Lakeville, Minnesota is just 30 minutes outside the city where George Floyd was killed in May 2020.

Seaton said the lawsuit is indicative of other school districts nationwide that are having Critical Race Theory incorporated into their curriculums, whether parents agree with it or not.

"This suit is very important because we find many school districts in Minnesota and throughout the country are imposing this CRT ideology which is fundamentally a racist theory, Marxist derived and hostile to all races," Seaton told Newsweek. "It forces people to view themselves as part of a racial or ethnic group rather than as individuals and pits them against one another on that basis...it's simply not permissible, it's wrong and unconstitutional."

While Superintendent Baumann acknowledged that, to date, the district hasn't been served with the lawsuit, he also called the accusations that have been publicly leveled against Lakeville Area Schools as "unfounded."

"At Lakeville Area Schools we strive to ensure the success of each and every student in our school community.

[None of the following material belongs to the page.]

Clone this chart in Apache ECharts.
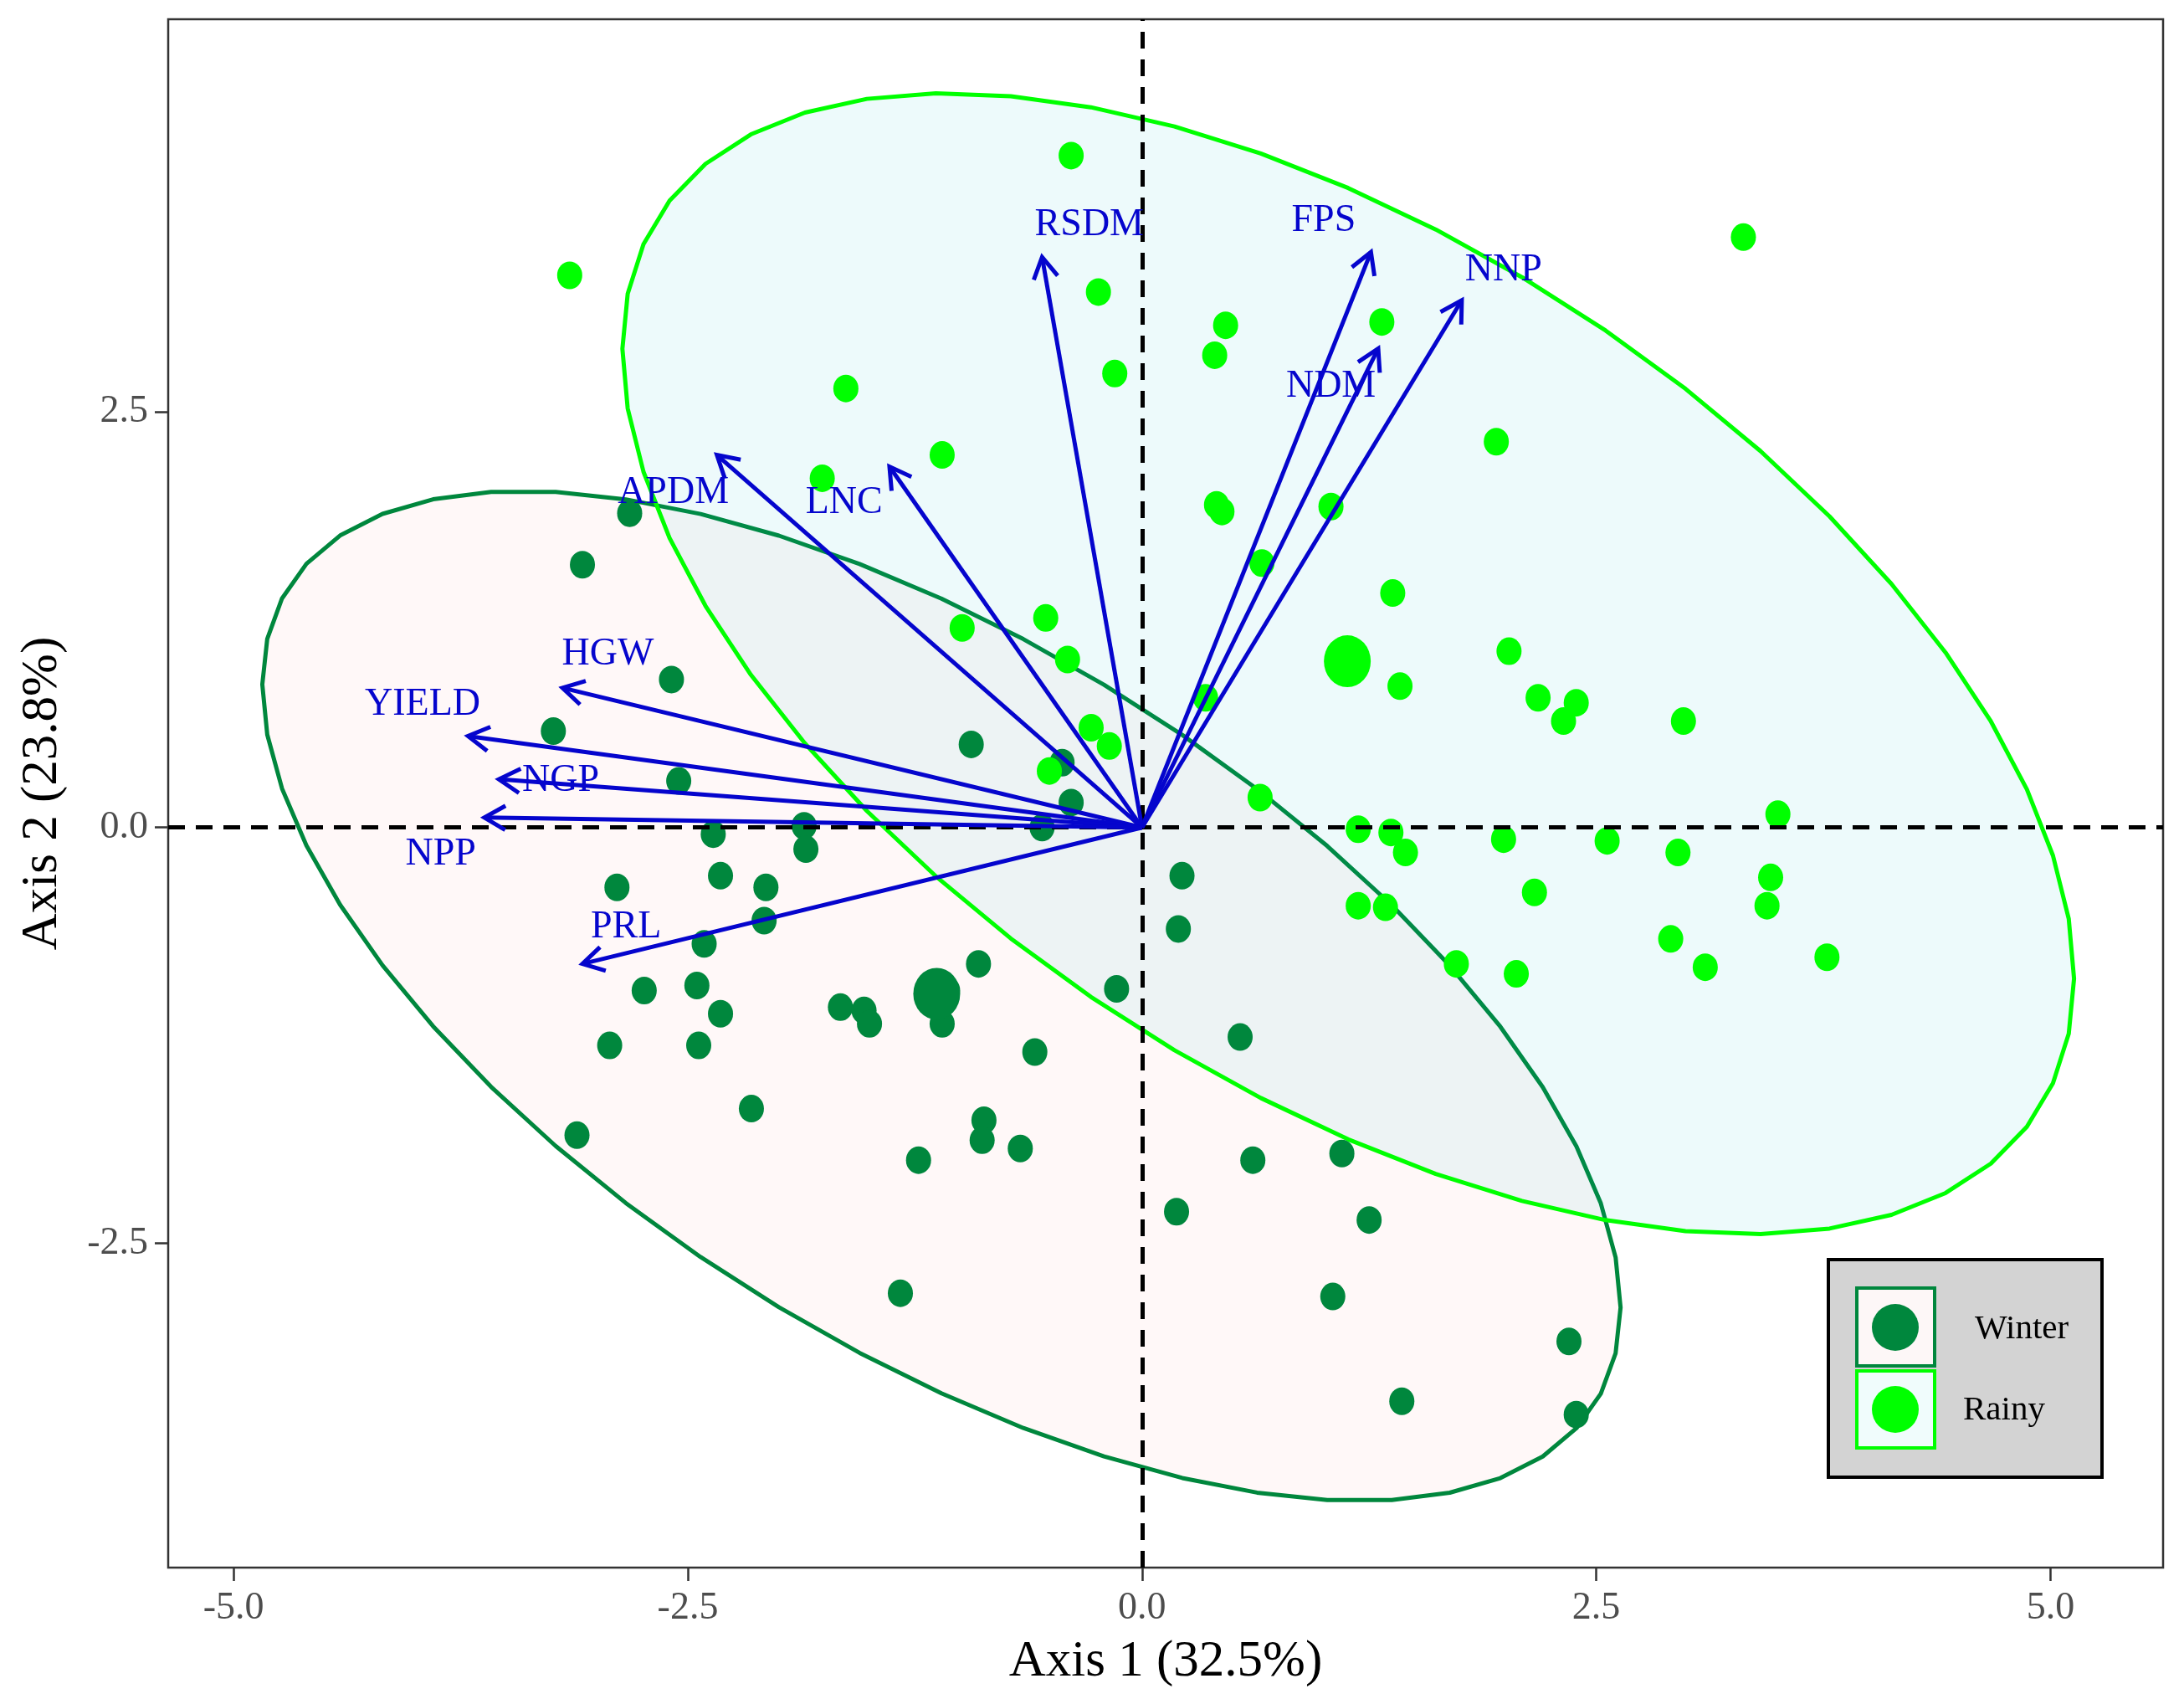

We believe that each and every student has a state constitutional right to a public education that is equal, equitable and free of racism and harassment," Baumann said in a statement received by Newsweek. "We welcome all students and all perspectives. We are committed to creating inclusive and affirming school communities where every student experiences a strong sense of belonging and feels valued."

Lakeville School District is a state and nationally recognized K-12 public school district that serves approximately 11,000 students. It's one of the fastest-growing school districts in the state.

This pending lawsuit is the latest that UMLC said is related to Critical Race Theory "on behalf of victims of CRT bullying and retaliation."

The UMLC has recently filed what it referred to as "parallel EEOC (Equal Employment Opportunity Commission) charges," which included state and federal lawsuits. One is on behalf of Tara Gustilo, a Filipino American doctor who was chairwoman of obstetrics and gynecology at Hennepin Healthcare System in Minneapolis who claims she was demoted after disagreeing with the CRT ideology.

Another case involved Joe and Aaron Norgren, a Native American father and mixed-race son, who both worked for the Minnesota Department of Health Services. They claim they were discriminated and retaliated against on the basis of their race and religion after objecting to mandatory anti-racist training.

"Our clients are bravely confronting CRT-inspired bullying, indoctrination and retaliation, which is not 'training' or persuasion," Seaton wrote in a previous statement referring to these other cases. "They have been insulted, lied about, threatened, demoted and fired, simply for refusing to submit to this ideology."